December 28, 2009

Dear Mel,

Note to self: Slow down.

The older I get, the faster the earth spins. Hours are busier, days shorter, years pass by in a blink. This time last year I was:

Walking away from graduation with my masters degree, thinking about all the wonderful jobs I would have to turn down when I accepted the perfect one (ha, ha, HA). Thinking about how I would pay for two more months in my apartment until my least was up & where I'd go once it was time to move away.

Having a brief facebook conversation (romantic, no?) with M -- who was just a friend at the time --, thinking about how we had flirted and wondering why I hadn't been more upfront about my crush.

Enjoying a little time at home with my family in my house, listening to them talk about renovation versus new versus construction versus plain old furniture replacement. And around we go.

And now? Now I'm in this "big city" in TN. My family is visiting me here for the holidays because they decided on new & construction and in a few weeks time, the house I grew up in will be no more. M & I have been together for a year (!). It seems like a lifetime ago that we were "just friends" and was crushing like a 12 year old. And then in the same instant it seems like yesterday that he surprised me with a kiss in a parking lot. Now I have a job, albeit not the perfect job, but a job. In my field. Where I get to contribute. Where I feel like I'm useful and helpful and capable after 8 MONTHS of no job and 15 months before that of miserably slogging through my master's thesis (a word of new years wisdom: may I caution you against this--or at least encourage you to pick an easy professor).

Today I watched my co-worker type the year 2010 and had a woah-moment. This year I will turn 26. This year I will deal with the same job search dileima as I did last year, but I will face it with new eyes, wisened eyes, more purposeful eyes. This year I will celebrate with my family. I will see them as much as I can, because I am blessed to be able to see them (even if we make one another crazy after a couple of days!). This year I will nurture my relationship with M. I will remember all of those things that made us successful to this point, our communication, our effort, our sincerity, our investment in each other.
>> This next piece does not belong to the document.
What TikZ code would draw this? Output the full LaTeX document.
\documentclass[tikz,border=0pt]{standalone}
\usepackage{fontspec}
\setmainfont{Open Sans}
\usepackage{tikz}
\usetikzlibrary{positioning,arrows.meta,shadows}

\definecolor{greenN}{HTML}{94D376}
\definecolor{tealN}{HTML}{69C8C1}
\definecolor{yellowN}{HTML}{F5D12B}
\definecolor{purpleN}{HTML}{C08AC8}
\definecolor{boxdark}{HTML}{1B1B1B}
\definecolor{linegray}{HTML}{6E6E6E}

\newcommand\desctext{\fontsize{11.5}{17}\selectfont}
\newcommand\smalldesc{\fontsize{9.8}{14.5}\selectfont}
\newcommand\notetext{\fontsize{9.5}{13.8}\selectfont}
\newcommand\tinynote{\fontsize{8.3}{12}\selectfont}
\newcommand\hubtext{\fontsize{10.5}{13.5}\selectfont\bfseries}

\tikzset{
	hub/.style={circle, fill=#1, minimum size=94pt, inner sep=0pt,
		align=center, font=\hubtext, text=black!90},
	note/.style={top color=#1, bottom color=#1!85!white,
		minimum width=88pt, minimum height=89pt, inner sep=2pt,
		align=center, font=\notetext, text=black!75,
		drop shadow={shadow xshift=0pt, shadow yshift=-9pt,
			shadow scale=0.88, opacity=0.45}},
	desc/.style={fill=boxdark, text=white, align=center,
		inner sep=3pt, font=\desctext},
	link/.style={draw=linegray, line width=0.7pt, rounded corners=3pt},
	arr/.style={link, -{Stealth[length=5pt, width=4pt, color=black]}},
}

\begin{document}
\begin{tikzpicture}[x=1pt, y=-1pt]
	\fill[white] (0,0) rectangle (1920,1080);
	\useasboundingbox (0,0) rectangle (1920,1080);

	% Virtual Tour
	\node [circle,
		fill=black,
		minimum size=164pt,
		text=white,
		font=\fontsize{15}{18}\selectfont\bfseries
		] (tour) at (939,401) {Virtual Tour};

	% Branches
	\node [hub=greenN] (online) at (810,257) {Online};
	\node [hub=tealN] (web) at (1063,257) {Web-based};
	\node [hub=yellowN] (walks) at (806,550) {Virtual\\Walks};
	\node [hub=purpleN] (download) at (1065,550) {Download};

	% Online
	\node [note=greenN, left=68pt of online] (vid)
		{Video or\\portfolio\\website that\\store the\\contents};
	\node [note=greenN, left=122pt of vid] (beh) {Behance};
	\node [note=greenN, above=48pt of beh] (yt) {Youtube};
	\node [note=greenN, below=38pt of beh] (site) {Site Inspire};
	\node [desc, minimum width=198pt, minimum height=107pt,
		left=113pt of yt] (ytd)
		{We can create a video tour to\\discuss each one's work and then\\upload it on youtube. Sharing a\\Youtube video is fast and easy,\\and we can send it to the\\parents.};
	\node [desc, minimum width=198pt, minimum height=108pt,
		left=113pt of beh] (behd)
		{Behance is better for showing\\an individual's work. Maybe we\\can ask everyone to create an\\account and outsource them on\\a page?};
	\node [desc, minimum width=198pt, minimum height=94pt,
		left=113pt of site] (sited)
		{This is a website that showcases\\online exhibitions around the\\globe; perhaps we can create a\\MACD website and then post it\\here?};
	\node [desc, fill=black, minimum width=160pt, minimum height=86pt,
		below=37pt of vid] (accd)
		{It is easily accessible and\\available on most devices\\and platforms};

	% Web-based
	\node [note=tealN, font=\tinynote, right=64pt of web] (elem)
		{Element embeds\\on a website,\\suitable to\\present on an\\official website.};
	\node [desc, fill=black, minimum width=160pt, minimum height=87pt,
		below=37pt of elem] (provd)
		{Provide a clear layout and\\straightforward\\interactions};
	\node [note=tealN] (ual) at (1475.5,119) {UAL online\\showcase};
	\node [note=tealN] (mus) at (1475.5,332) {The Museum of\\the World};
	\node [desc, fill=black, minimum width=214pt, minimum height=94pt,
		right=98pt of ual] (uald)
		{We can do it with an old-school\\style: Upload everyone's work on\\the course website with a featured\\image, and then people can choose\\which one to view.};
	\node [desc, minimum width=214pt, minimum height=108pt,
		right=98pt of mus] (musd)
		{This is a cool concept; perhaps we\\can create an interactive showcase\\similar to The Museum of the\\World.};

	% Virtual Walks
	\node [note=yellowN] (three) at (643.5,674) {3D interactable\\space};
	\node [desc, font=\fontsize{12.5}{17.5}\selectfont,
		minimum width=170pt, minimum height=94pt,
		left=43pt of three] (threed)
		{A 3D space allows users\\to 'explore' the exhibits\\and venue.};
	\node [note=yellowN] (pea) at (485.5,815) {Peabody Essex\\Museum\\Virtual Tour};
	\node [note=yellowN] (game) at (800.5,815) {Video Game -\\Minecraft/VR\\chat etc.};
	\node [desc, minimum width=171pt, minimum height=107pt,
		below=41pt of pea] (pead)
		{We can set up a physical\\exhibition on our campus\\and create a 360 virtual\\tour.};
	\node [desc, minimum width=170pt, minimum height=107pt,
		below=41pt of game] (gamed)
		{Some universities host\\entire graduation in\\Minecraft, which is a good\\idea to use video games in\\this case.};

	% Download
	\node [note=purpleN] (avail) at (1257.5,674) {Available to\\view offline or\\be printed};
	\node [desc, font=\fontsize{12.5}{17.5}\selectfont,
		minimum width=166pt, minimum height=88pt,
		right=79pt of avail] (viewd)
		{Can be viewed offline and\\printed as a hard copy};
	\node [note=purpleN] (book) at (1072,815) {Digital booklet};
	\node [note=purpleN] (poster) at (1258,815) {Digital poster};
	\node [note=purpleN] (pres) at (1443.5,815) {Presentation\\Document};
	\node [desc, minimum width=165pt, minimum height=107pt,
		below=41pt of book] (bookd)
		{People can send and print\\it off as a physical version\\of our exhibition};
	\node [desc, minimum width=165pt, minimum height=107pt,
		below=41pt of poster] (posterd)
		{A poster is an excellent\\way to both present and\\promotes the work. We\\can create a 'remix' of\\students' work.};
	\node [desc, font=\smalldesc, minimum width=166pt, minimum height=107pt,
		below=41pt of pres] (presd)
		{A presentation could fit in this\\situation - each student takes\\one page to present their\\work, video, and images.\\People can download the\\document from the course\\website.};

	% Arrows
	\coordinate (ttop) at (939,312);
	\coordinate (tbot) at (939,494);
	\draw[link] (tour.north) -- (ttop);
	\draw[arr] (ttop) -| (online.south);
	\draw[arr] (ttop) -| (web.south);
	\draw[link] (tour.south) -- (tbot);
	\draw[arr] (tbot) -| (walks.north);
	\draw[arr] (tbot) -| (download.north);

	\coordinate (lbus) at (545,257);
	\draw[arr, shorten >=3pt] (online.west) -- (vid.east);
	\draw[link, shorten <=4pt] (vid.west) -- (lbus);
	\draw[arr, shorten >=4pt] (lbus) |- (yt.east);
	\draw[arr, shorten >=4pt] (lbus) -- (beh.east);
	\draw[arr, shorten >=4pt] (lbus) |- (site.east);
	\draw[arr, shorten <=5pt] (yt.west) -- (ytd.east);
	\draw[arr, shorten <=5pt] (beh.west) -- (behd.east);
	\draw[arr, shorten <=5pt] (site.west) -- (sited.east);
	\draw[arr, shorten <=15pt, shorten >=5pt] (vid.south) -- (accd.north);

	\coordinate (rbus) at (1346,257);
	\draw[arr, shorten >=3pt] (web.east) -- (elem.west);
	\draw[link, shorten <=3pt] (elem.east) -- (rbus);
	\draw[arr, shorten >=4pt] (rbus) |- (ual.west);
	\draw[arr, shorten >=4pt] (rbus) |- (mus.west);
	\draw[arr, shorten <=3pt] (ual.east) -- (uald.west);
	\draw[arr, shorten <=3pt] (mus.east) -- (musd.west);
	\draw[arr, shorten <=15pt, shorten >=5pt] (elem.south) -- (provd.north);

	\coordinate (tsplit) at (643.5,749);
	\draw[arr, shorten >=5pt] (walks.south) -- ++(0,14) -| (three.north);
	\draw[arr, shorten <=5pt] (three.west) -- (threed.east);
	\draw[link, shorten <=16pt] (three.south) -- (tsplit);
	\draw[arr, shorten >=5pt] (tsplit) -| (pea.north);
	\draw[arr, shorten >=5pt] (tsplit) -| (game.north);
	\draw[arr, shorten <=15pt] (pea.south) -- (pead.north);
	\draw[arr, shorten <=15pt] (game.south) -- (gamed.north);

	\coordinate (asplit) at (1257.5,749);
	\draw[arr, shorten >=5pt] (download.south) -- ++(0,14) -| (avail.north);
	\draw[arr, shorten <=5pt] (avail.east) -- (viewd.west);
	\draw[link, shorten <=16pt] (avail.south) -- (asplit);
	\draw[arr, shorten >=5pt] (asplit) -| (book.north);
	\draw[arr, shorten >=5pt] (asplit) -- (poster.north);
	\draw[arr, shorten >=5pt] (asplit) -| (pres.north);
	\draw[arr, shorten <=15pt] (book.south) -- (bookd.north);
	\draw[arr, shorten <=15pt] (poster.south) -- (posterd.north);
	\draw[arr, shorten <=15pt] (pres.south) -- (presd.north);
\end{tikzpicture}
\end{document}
At Christmas dinner, meaning nothing but honest encouragement, my uncle told my brother that things would work out. I interrupted him, as I am wont to do, and said, "And sometimes you have to work them out." This year I will not look back and say, "I can't believe that happened." I will say "I made that happen." I will slow down and take stock of my actions and decisions. How's that for a resolution? It sounds big and impressive, and yet is abstract enough that I can hang the Mission Accomplished banner without too much defense (thanks for that trick, Dubya). In all seriousness, personal responsibility is probably a resolution I should have made long before my 25th year, but here I am and here we go.

December 08, 2009

Here Comes Santa Claus

My house is a wreck. I've been working on Christmas presents so there's stuff EVERYWHERE. Balls of yarn piled up in a bag by the couch, pens, paint and paper spread out on the coffee table, clothes from the last three weekends I've spent out of town all over the floor, etc.
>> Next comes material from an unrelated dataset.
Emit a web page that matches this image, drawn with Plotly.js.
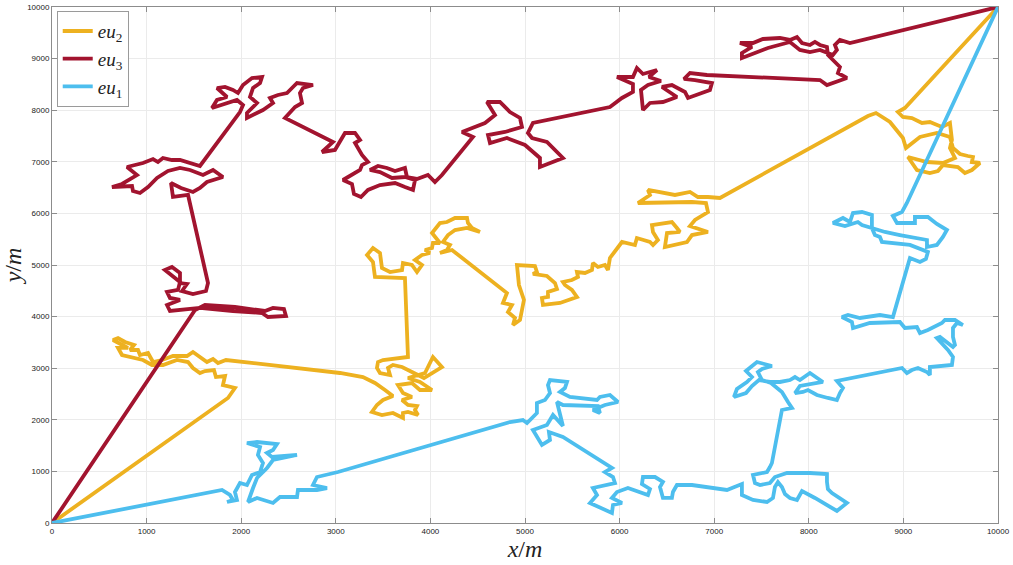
<!DOCTYPE html>
<html>
<head>
<meta charset="utf-8">
<script src="https://cdn.plot.ly/plotly-3.0.1.min.js"></script>
<style>html,body{margin:0;padding:0;background:#fff;}#chart{width:1013px;height:565px;}</style>
</head>
<body>
<div id="chart"></div>
<script>
var tickVals = [0,1000,2000,3000,4000,5000,6000,7000,8000,9000,10000];
var tickText = ["0","1000","2000","3000","4000","5000","6000","7000","8000","9000","10000"];
var seriesNames = ["<i>eu</i><sub>2</sub>", "<i>eu</i><sub>3</sub>", "<i>eu</i><sub>1</sub>"];

var eu2X = [0,1860,1934,1807,1829,1733,1712,1617,1564,1490,
1438,1321,1173,1057,962,740,698,803,645,698,
772,867,824,909,930,1015,1068,1163,1279,1427,
1490,1564,1638,1702,1755,1839,3044,3287,3414,3520,
3604,3499,3435,3382,3488,3604,3710,3710,3763,3869,
3837,3858,3763,3700,3805,3710,3657,3805,3890,4017,
3890,3763,3890,3943,3995,4027,4122,4017,3932,3805,
3700,3604,3552,3573,3467,3435,3446,3499,3763,3731,
3414,3393,3330,3393,3467,3488,3573,3700,3710,3805,
3858,3911,3837,3911,3995,3943,4017,4027,4101,4017,
4101,4175,4260,4387,4397,4439,4524,4387,4260,4186,
4133,4207,4175,4101,4228,4809,4767,4862,4820,4894,
4873,4947,4968,4989,4936,4915,5105,5126,5084,5232,
5317,5338,5243,5243,5179,5190,5370,5549,5496,5422,
5401,5496,5560,5549,5634,5708,5718,5771,5845,5877,
5898,6025,6162,6183,6321,6353,6405,6353,6342,6458,
6553,6606,6638,6501,6479,6712,6765,6934,6744,6797,
6934,6913,6765,6194,6321,6300,6585,6744,6828,6934,
7061,8625,8710,8858,8995,9027,9175,9354,9492,9524,
9598,9682,9735,9724,9809,9724,9650,9576,9418,9365,
9280,9143,9048,9249,9418,9545,9492,9513,9492,9407,
9280,9196,9090,8995,8942,9016,10000];
var eu2Y = [0,2423,2616,2674,2849,2829,2965,2946,2907,3004,
3120,3159,3062,3062,3159,3256,3392,3392,3547,3585,
3508,3450,3353,3353,3256,3295,3120,3159,3236,3236,
3314,3217,3120,3178,3101,3159,2907,2829,2713,2578,
2461,2384,2287,2151,2093,2132,2035,2132,2151,2093,
2190,2267,2287,2384,2442,2519,2674,2713,2578,2578,
2733,2810,2868,2907,3101,3217,3023,2907,2810,2926,
3023,3062,3004,2868,2907,3004,3120,3159,3217,4748,
4767,5058,5194,5330,5233,4942,4864,4903,5039,5000,
4864,5000,5097,5194,5233,5291,5330,5426,5426,5620,
5814,5833,5911,5911,5814,5717,5640,5717,5678,5581,
5446,5388,5291,5233,5291,4457,4264,4225,4089,3973,
3837,3934,4128,4322,4612,5000,4981,4864,4826,4787,
4651,4535,4477,4380,4361,4225,4264,4380,4516,4612,
4671,4709,4767,4864,4845,4903,5039,4961,5000,4903,
5136,5446,5388,5523,5446,5388,5485,5640,5775,5814,
5833,5717,5640,5620,5349,5446,5581,5640,5756,5872,
6027,6202,6221,6202,6357,6454,6357,6415,6318,6318,
6299,7888,7946,7771,7461,7268,7481,7558,7481,7268,
7151,7112,7093,6996,6977,6841,6783,6899,6938,6822,
6783,6841,7093,6996,6977,7074,7268,7423,7752,7674,
7771,7752,7849,7868,7965,8043,10000];

var eu3X = [0,1512,1617,1934,2251,2336,2452,2473,2283,2220,
1913,1723,1564,1247,1216,1353,1247,1216,1332,1353,
1268,1194,1268,1353,1353,1427,1374,1490,1628,1649,
1438,1279,1258,1364,1490,1564,1638,1807,1702,1596,
1459,1353,1226,1110,1015,930,856,846,634,740,
898,793,877,962,1068,1120,1173,1268,1353,1564,
1987,2019,1955,1860,1691,1744,1850,1744,1829,1913,
1966,2019,2114,2220,2199,2125,2093,2167,2061,2061,
2125,2230,2336,2304,2389,2484,2537,2590,2759,2653,
2621,2643,2569,2537,2463,2970,2854,2991,3097,3203,
3256,3203,3277,3340,3277,3256,3076,3171,3192,3266,
3340,3467,3626,3731,3816,3837,3731,3594,3467,3361,
3446,3541,3626,3731,3752,3858,3974,4048,4122,4450,
4334,4577,4683,4598,4735,4841,4947,4968,4788,4609,
4630,4809,5000,5158,5158,5401,5232,5074,5031,5084,
5898,6025,6141,6141,5972,6141,6183,6247,6395,6310,
6437,6300,6226,6247,6321,6458,6606,6448,6553,6691,
6723,6955,6976,6797,6680,6744,6923,8118,8192,8403,
8308,8329,8276,8202,8192,8118,8065,8012,7928,7875,
7801,7695,7515,7410,7272,7399,7293,7293,7568,7801,
7906,8012,8118,8255,8297,8276,8329,8435,10000];
var eu3Y = [0,4128,4225,4186,4109,4167,4147,4012,3992,4070,
4109,4147,4167,4109,4225,4322,4361,4477,4516,4671,
4787,4903,4961,4845,4651,4632,4496,4438,4496,4651,
6357,6318,6589,6492,6415,6492,6609,6705,6841,6744,
6841,6880,6822,6686,6512,6395,6434,6531,6512,6570,
6744,6899,6938,6977,7054,6996,7074,7035,7035,6919,
7965,8101,8198,8140,8043,8198,8256,8430,8450,8392,
8333,8488,8624,8643,8527,8430,8256,8140,7946,7849,
7907,8004,8140,8237,8295,8333,8430,8527,8488,8430,
8333,8140,8062,8004,7849,7384,7190,7229,7558,7558,
7423,7364,7132,6996,6938,6841,6647,6570,6376,6318,
6454,6550,6589,6512,6454,6647,6705,6686,6802,6841,
6919,6880,6822,6880,6705,6667,6744,6609,6744,7481,
7578,7752,7907,8159,8159,7965,7849,7674,7578,7519,
7364,7461,7326,7074,6899,7074,7384,7461,7558,7752,
8062,8237,8353,8508,8643,8643,8818,8702,8779,8643,
8566,8488,8392,8004,8140,8159,8256,8450,8488,8353,
8237,8392,8527,8585,8605,8721,8682,8585,8488,8624,
8721,8837,8934,9070,9225,9264,9322,9264,9302,9419,
9361,9399,9380,9302,9302,9225,9109,9012,9206,9322,
9167,9128,9167,9070,9167,9264,9361,9302,10000];

var eu1X = [0,1797,1881,1913,1850,1955,1934,1987,2061,2114,
2199,2230,2177,2199,2061,2167,2378,2336,2273,2325,
2590,2442,2336,2273,2167,2125,2072,2167,2336,2410,
2590,2600,2801,2907,2759,2801,3023,4841,4978,5021,
5126,5126,5211,5264,5243,5264,5444,5422,5370,5475,
5761,5792,5898,5983,5845,5718,5792,5771,5401,5338,
5370,5401,5296,5232,5084,5179,5264,5253,5401,5919,
5845,5930,5951,5792,5718,5761,5687,5919,5930,6025,
5919,5972,6088,6300,6321,6236,6247,6374,6458,6427,
6458,6553,6564,6606,6765,7135,7293,7293,7410,7558,
7621,7642,7674,7716,7748,7801,7875,7928,8065,8297,
8403,8245,8202,8192,8192,8012,7769,7642,7589,7484,
7431,7410,7558,7589,7610,7716,7822,7780,7748,7716,
7600,7505,7462,7505,7610,7452,7336,7399,7346,7240,
7209,7336,7399,7473,7589,7695,7801,7854,7906,8012,
8149,7906,7854,7938,7991,8086,8202,8297,8329,8361,
8297,8985,9037,9090,9154,9249,9280,9280,9513,9524,
9471,9354,9386,9524,9545,9524,9524,9566,9629,9545,
9439,9407,9259,9175,9143,9016,8963,8646,8467,8456,
8350,8414,8541,8752,8889,9069,9175,9238,9259,9069,
8773,8752,8699,8667,8667,8562,8467,8435,8361,8255,
8382,8519,8562,8805,8963,9249,9249,9354,9418,9460,
9354,9259,9122,9122,8932,8889,8985,9037,10000];
var eu1Y = [0,640,543,446,407,446,601,775,736,930,
988,1163,1318,1473,1550,1570,1531,1415,1357,1279,
1318,1260,1221,1066,872,678,407,485,388,504,
504,640,640,678,736,891,988,1957,1996,1938,
2132,2326,2384,2519,2674,2771,2733,2616,2539,2442,
2384,2442,2481,2345,2287,2190,2132,2267,2287,2345,
2132,1880,2093,1899,1802,1512,1609,1764,1667,1066,
988,891,775,698,678,543,388,194,349,388,
485,601,678,543,659,756,891,891,795,698,
485,485,601,736,736,640,756,543,446,407,
485,698,795,698,562,485,446,620,485,233,
388,581,659,795,950,969,969,891,775,736,
775,930,988,1085,1163,2190,2229,2345,2442,2539,
2713,2771,2926,2985,3043,3120,2946,2829,2733,2597,
2442,2519,2655,2771,2733,2733,2771,2829,2771,2907,
2733,2655,2519,2539,2578,2481,2423,2384,2519,2616,
2752,3004,2907,2965,3004,2926,2868,3023,3062,3217,
3353,3585,3605,3411,3450,3605,3779,3876,3837,3934,
3934,3876,3740,3682,3798,3779,3895,3876,3779,3895,
3992,4031,3973,4031,3992,5136,5058,5116,5252,5388,
5446,5543,5581,5717,5969,6027,6008,5833,5911,5814,
5756,5833,5775,5640,5581,5485,5349,5388,5543,5678,
5795,5930,5930,5814,5814,5950,6027,6202,10000];

var colors = ["#EDB120", "#A2142F", "#4DBEEE"];
var lw = 3.8;

var traces = [
  {x: eu2X, y: eu2Y, name: seriesNames[0], type: "scatter", mode: "lines", line: {color: colors[0], width: lw}},
  {x: eu3X, y: eu3Y, name: seriesNames[1], type: "scatter", mode: "lines", line: {color: colors[1], width: lw}},
  {x: eu1X, y: eu1Y, name: seriesNames[2], type: "scatter", mode: "lines", line: {color: colors[2], width: lw}}
];

var axisCommon = {
  range: [0, 10000],
  tickvals: tickVals,
  ticktext: tickText,
  showgrid: true,
  gridcolor: "#ebebeb",
  gridwidth: 1,
  zeroline: false,
  showline: true,
  linecolor: "#8c8c8c",
  linewidth: 1,
  mirror: "allticks",
  ticks: "inside",
  ticklen: 5,
  tickcolor: "#8c8c8c",
  tickwidth: 1,
  tickfont: {family: "Liberation Sans, Arial, sans-serif", size: 8, color: "#222"},
  fixedrange: true
};

var layout = {
  width: 1013,
  height: 565,
  margin: {l: 52, r: 15, t: 7, b: 42},
  paper_bgcolor: "#ffffff",
  plot_bgcolor: "#ffffff",
  showlegend: true,
  xaxis: Object.assign({}, axisCommon, {
    title: {text: "<i>x</i>/<i>m</i>", font: {family: "Liberation Serif, DejaVu Serif, serif", size: 24, color: "#222"}, standoff: 4}
  }),
  yaxis: Object.assign({}, axisCommon, {
    title: {text: "<i>y</i>/<i>m</i>", font: {family: "Liberation Serif, DejaVu Serif, serif", size: 24, color: "#222"}, standoff: 8}
  }),
  legend: {
    x: 0.005, y: 0.992, xanchor: "left", yanchor: "top",
    bgcolor: "#ffffff", bordercolor: "#9a9a9a", borderwidth: 1,
    font: {family: "Liberation Serif, DejaVu Serif, serif", size: 19, color: "#222"},
    itemwidth: 30,
    tracegroupgap: 0
  }
};

Plotly.newPlot("chart", traces, layout, {staticPlot: true, displayModeBar: false});
</script>
</body>
</html>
It looks like a tornado ripped through my lovely, neat apartment (see last weeks pictures)-- albeit a festive tornado. Money's tight this year, so Christmas presents mean lots of homemade things and lots of work on my part in the 18 days I have left. I'm looking forward to spending some time with my family. I spent thanksgiving with M's family and as great and welcoming as they are, as much a part of their family as I feel, it doesn't mean I don't miss MY family.
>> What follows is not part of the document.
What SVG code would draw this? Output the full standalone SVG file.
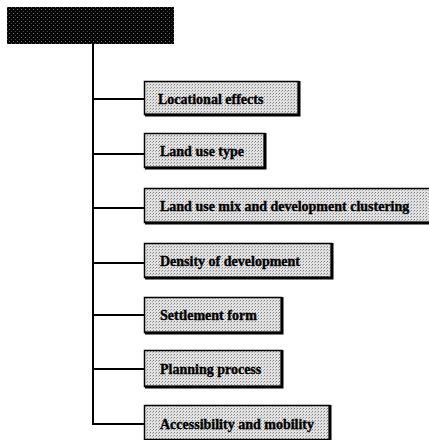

Sometimes when my mom throws passive aggressive remarks my way about not moving back home, I think, "Are you listening to this conversation, I'm good. Thanks." Other times, I think "Mom, I miss you so much, I hate that I moved so far away and can't see you whenever I want, don't you know that?" Thus is the nature of our relationship. It's not so different from others I've heard. We try to protect each other, that's what family does. It can be frustrating. Love can be frustrating.

And on that note, here comes Christmas. It Arrives with boughs of holly and silver bells. (And often leaves with a feeling I can only imagine is similar to being run over by a reindeer.) In two weeks I'll be picking up my family at the airport and they'll see my new city as my city for the first time. I should probably start picking up my messy apartment.

December 01, 2009

Welcome to December

Things I love:

  • Thanksgiving. It always makes me happy no matter where I am. I like to cook and eat and spend time with people who love each other.
  • Christmas Lights. Both professional and amateur displays, electric and wax. My lights and tree are up, candles are everywhere. This is my favorite part of the season.

  • Snow! Which is forecast for Thursday morning. Just flurries, but I'll take it.
Things I don't love:
  • Loud neighbors who listen to their TV with THE VOLUME ALL THE WAY UP.
  • Leaving my house early to defrost my car windows.
  • Service departments that are supposed to close at 5, but go home earlier than that.
(p.s. Did you know if you google 'amateur,' but misspell it 'amature' all you get for results are porn sites? Doesn't say much for that "recession-proof" industry.)